In this pair you have shown how the same image can be adjusted to give two very different.  The light image is well composed with the building placed on the rule of thirds line.  You do seem to have some perspective distortion in the image – normally caused by using the widest focal length on your lens.  This can be corrected in Lightroom 3 or (you will need Photoshop if you have Lightroom 2).

The black and white image on screen does look very dark in the foreground with little detail. 
You may wish to lighten this area a little to bring out the detail.  However the effect on the sky is
 very dramatic and has completely changed the mood of the image.

The still and moving images of the squirrels do show how you are experimenting with shutter 
speed to control movement – either blurred or frozen.  The images are fun and work well as a series. 
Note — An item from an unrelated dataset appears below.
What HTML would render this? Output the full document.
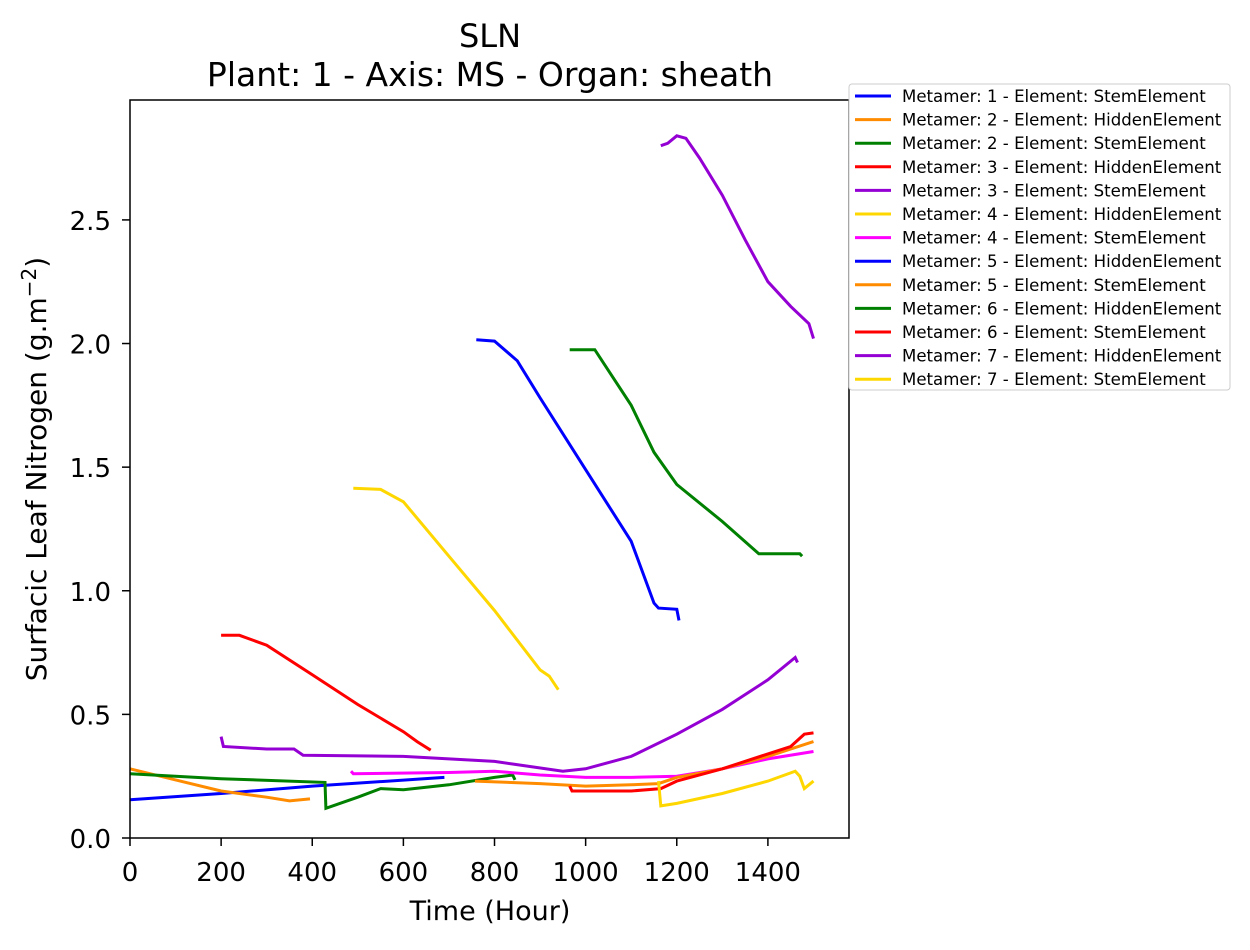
<!DOCTYPE html>
<html><head><meta charset="utf-8"><style>
body{margin:0;background:#fff;}
svg text{font-family:"DejaVu Sans","Liberation Sans",sans-serif;fill:#000;}
</style></head><body>
<svg id="chart" width="1250" height="945" xmlns="http://www.w3.org/2000/svg">
<text x="490" y="47" font-size="32" text-anchor="middle">SLN</text>
<text x="490" y="86" font-size="33" text-anchor="middle">Plant: 1 - Axis: MS - Organ: sheath</text>
<g id="plot"></g>
<rect x="130" y="100" width="719" height="738" fill="none" stroke="#000" stroke-width="1.5"/>
<g id="axes"></g>
<text x="490" y="920" font-size="27" text-anchor="middle">Time (Hour)</text>
<text transform="translate(46,469) rotate(-90)" font-size="28" text-anchor="middle">Surfacic Leaf Nitrogen (g.m<tspan dy="-10" font-size="20">−2</tspan><tspan dy="10">)</tspan></text>
<g id="legend"></g>
</svg>
<script>
const seriesNames=["Metamer: 1 - Element: StemElement","Metamer: 2 - Element: HiddenElement","Metamer: 2 - Element: StemElement","Metamer: 3 - Element: HiddenElement","Metamer: 3 - Element: StemElement","Metamer: 4 - Element: HiddenElement","Metamer: 4 - Element: StemElement","Metamer: 5 - Element: HiddenElement","Metamer: 5 - Element: StemElement","Metamer: 6 - Element: HiddenElement","Metamer: 6 - Element: StemElement","Metamer: 7 - Element: HiddenElement","Metamer: 7 - Element: StemElement"];
const seriesColors=["#0000ff","#ff8c00","#008000","#ff0000","#9400d3","#ffd700","#ff00ff","#0000ff","#ff8c00","#008000","#ff0000","#9400d3","#ffd700"];
const s1=[[0,0.155],[200,0.18],[400,0.21],[690,0.245]];
const s2=[[0,0.28],[100,0.235],[200,0.19],[300,0.165],[350,0.15],[395,0.158]];
const s3=[[0,0.26],[200,0.24],[428,0.225],[430,0.12],[500,0.165],[550,0.2],[600,0.195],[700,0.215],[800,0.245],[840,0.255],[845,0.235]];
const s4=[[200,0.82],[240,0.82],[300,0.78],[400,0.66],[500,0.54],[600,0.43],[630,0.39],[660,0.355]];
const s5=[[200,0.41],[205,0.37],[300,0.36],[360,0.36],[380,0.335],[600,0.33],[800,0.31],[950,0.27],[1000,0.28],[1100,0.33],[1200,0.42],[1300,0.52],[1400,0.64],[1460,0.73],[1465,0.71]];
const s6=[[490,1.415],[550,1.41],[600,1.36],[700,1.14],[800,0.92],[900,0.68],[920,0.655],[940,0.6]];
const s7=[[485,0.27],[490,0.26],[700,0.265],[800,0.27],[900,0.255],[1000,0.245],[1100,0.245],[1200,0.25],[1300,0.28],[1400,0.32],[1500,0.35]];
const s8=[[760,2.015],[800,2.01],[850,1.93],[900,1.78],[1000,1.49],[1100,1.2],[1150,0.95],[1160,0.93],[1200,0.925],[1205,0.88]];
const s9=[[757,0.23],[900,0.22],[1000,0.21],[1100,0.215],[1160,0.22],[1200,0.245],[1300,0.28],[1400,0.33],[1500,0.39]];
const s10=[[965,1.975],[1020,1.975],[1100,1.75],[1150,1.56],[1200,1.43],[1300,1.28],[1380,1.15],[1420,1.15],[1470,1.15],[1475,1.14]];
const s11=[[965,0.21],[970,0.19],[1100,0.19],[1165,0.2],[1200,0.23],[1300,0.28],[1400,0.34],[1450,0.37],[1480,0.42],[1500,0.425]];
const s12=[[1165,2.8],[1180,2.81],[1200,2.84],[1220,2.83],[1250,2.75],[1300,2.6],[1350,2.42],[1400,2.25],[1450,2.15],[1490,2.08],[1500,2.02]];
const s13=[[1160,0.23],[1165,0.13],[1200,0.14],[1300,0.18],[1400,0.23],[1460,0.27],[1470,0.25],[1480,0.2],[1500,0.23]];
const allSeries=[s1,s2,s3,s4,s5,s6,s7,s8,s9,s10,s11,s12,s13];
const xTicks=[0,200,400,600,800,1000,1200,1400];
const yTicks=[0.0,0.5,1.0,1.5,2.0,2.5];

const NS="http://www.w3.org/2000/svg";
const X0=130,X1=849,Y0=838,Y1=100,XMAX=1578,YMAX=2.985;
function sx(t){return X0+(t/XMAX)*(X1-X0);}
function sy(v){return Y0-(v/YMAX)*(Y0-Y1);}
const plot=document.getElementById('plot');
allSeries.forEach((s,i)=>{
  const p=document.createElementNS(NS,'polyline');
  p.setAttribute('points',s.map(d=>sx(d[0]).toFixed(1)+','+sy(d[1]).toFixed(1)).join(' '));
  p.setAttribute('fill','none');p.setAttribute('stroke',seriesColors[i]);p.setAttribute('stroke-width','3');
  
  
  plot.appendChild(p);
});
const axes=document.getElementById('axes');
xTicks.forEach(t=>{
  const l=document.createElementNS(NS,'line');
  l.setAttribute('x1',sx(t));l.setAttribute('x2',sx(t));l.setAttribute('y1',Y0);l.setAttribute('y2',Y0+8);l.setAttribute('stroke','#000');l.setAttribute('stroke-width','1.5');
  
  
  axes.appendChild(l);
  const tx=document.createElementNS(NS,'text');
  tx.setAttribute('x',sx(t));tx.setAttribute('y',881);tx.setAttribute('font-size','26');tx.setAttribute('text-anchor','middle');
  tx.textContent=t;
  
  
  axes.appendChild(tx);
});
yTicks.forEach(v=>{
  const l=document.createElementNS(NS,'line');
  l.setAttribute('x1',X0-8);l.setAttribute('x2',X0);l.setAttribute('y1',sy(v));l.setAttribute('y2',sy(v));l.setAttribute('stroke','#000');l.setAttribute('stroke-width','1.5');
  
  
  axes.appendChild(l);
  const tx=document.createElementNS(NS,'text');
  tx.setAttribute('x',111);tx.setAttribute('y',sy(v)+10);tx.setAttribute('font-size','26');tx.setAttribute('text-anchor','end');
  tx.textContent=v.toFixed(1);
  
  
  axes.appendChild(tx);
});
const lg=document.getElementById('legend');
const box=document.createElementNS(NS,'rect');
box.setAttribute('x',849);box.setAttribute('y',84);box.setAttribute('width',381);box.setAttribute('height',306);box.setAttribute('rx',3);
box.setAttribute('fill','#fff');box.setAttribute('stroke','#ccc');


lg.appendChild(box);
seriesNames.forEach((n,i)=>{
  const y=96+i*23.6;
  const l=document.createElementNS(NS,'line');
  l.setAttribute('x1',855);l.setAttribute('x2',891);l.setAttribute('y1',y);l.setAttribute('y2',y);l.setAttribute('stroke',seriesColors[i]);l.setAttribute('stroke-width','3');
  
  
  lg.appendChild(l);
  const tx=document.createElementNS(NS,'text');
  tx.setAttribute('x',902);tx.setAttribute('y',y+6);tx.setAttribute('font-size','16.6');
  tx.textContent=n;
  
  
  lg.appendChild(tx);
});
</script>
</body></html>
Learning logs/blogs/critical essays
You are showing good work on the blog.  Your posts are regular and it is great to see links to 
other photographers work.  Please do keep this up to date.

Suggested reading/viewing
I note that you are using Lightroom, if you do wish to look at a book on how to use this program.  
I do highly recommend Scott Kelby – he has a 7 step systems for adjusting images.  Once you 
have mastered the steps it gives a quick way of working and adjusting your images.

Elements of Design

For assignment 2 you are required to look at elements of design.  The key to this assignment is
 to select from ONE of the group of subjects listed. 
Photographers you could look at for each group are:

Flowers and plants
Niall Benvie; Heather Angel; Ernst Haas, Robert Mapplethorpe (the flower images only!!)

Ansel Adams; Charlie Waite, Joe Cornish; John Davies

Street details
Lee Friedlander (the urban images); Robert Frank, Henri Cartier-Bresson, Raghubir Singh,

Raw Materials of Food
Edward Weston (still lives); Irving Penn (still lives); for animals look at Steve Bloom; Andy Rouse.